A user may wish to use a chosen passphrase rather than a randomly generated key. In this case, information on how to generate the key from a passphrase will be stored in the passphrase property of the m.secure_storage.key.[key ID] account-data:

{
    "passphrase": {
        "algorithm": "m.pbkdf2",
        "salt": "MmMsAlty",
        "rounds": 100000
    },
    ...
}
m.pbkdf2

The key is generated using PBKDF2 using the salt given in the salt parameter, and the number of rounds given in the rounds parameter.

Tradeoffs

Rather than encrypting data on the server using a static key, clients can exchange data by sending to_device messages encrypted using Olm. This allows clients to share data securely without requiring the user to enter keys or passphrases. However, users who have only one device and lose it will still need a way to, for example, recover their key backup, so we must provide a way for the data to be stored on the server.

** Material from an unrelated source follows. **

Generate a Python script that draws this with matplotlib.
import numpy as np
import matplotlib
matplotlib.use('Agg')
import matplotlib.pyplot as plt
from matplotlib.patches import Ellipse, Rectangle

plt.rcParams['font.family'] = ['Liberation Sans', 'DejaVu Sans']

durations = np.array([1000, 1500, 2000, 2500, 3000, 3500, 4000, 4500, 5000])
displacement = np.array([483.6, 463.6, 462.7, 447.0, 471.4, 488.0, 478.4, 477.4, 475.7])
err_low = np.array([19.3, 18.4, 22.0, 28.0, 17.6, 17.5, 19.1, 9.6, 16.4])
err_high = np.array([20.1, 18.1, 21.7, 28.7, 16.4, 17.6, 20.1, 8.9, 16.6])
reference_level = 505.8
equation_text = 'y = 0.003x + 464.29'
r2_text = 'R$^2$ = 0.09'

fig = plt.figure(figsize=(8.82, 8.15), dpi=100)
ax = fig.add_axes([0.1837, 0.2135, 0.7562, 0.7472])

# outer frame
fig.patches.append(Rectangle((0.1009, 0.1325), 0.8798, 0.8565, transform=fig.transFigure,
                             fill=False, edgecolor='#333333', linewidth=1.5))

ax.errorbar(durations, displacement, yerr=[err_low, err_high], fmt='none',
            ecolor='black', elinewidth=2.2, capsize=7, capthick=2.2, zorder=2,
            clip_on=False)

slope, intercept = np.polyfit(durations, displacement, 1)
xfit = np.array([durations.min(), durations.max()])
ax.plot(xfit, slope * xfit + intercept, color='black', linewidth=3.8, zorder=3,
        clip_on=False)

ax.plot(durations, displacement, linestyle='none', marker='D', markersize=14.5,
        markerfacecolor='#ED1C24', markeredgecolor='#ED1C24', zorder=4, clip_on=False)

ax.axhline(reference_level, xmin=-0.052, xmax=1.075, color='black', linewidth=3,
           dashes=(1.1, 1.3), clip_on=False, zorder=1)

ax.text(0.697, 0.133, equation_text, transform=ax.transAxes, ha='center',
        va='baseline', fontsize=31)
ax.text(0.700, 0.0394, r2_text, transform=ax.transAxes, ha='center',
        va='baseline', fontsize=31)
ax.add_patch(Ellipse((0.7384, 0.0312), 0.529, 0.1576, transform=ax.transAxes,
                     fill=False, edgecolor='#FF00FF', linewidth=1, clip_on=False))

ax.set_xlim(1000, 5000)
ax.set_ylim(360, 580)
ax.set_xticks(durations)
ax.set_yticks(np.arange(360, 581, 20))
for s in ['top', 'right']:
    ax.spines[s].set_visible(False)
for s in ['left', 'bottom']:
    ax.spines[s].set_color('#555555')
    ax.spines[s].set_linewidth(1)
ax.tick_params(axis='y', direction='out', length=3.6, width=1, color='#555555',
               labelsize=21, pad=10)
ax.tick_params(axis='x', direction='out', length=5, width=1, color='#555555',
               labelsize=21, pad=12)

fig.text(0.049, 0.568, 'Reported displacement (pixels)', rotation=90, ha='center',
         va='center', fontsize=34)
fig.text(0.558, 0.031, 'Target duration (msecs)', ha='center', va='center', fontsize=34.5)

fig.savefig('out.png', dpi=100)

Currently, only a public/private key mechanism is defined. It may be useful to also define a secret key mechanism.

Potential issues

Keeping all the data and keys in account data means that it may clutter up the /sync. However, clients can filter out the data that they are not interested in. One possibility for addressing this would be to add a flag to the account data to indicate whether it should come down the /sync or not.

Security considerations

Yes.

Conclusion

This proposal presents a common way for bits of encrypted data to be stored on a user's homeserver for use by various features.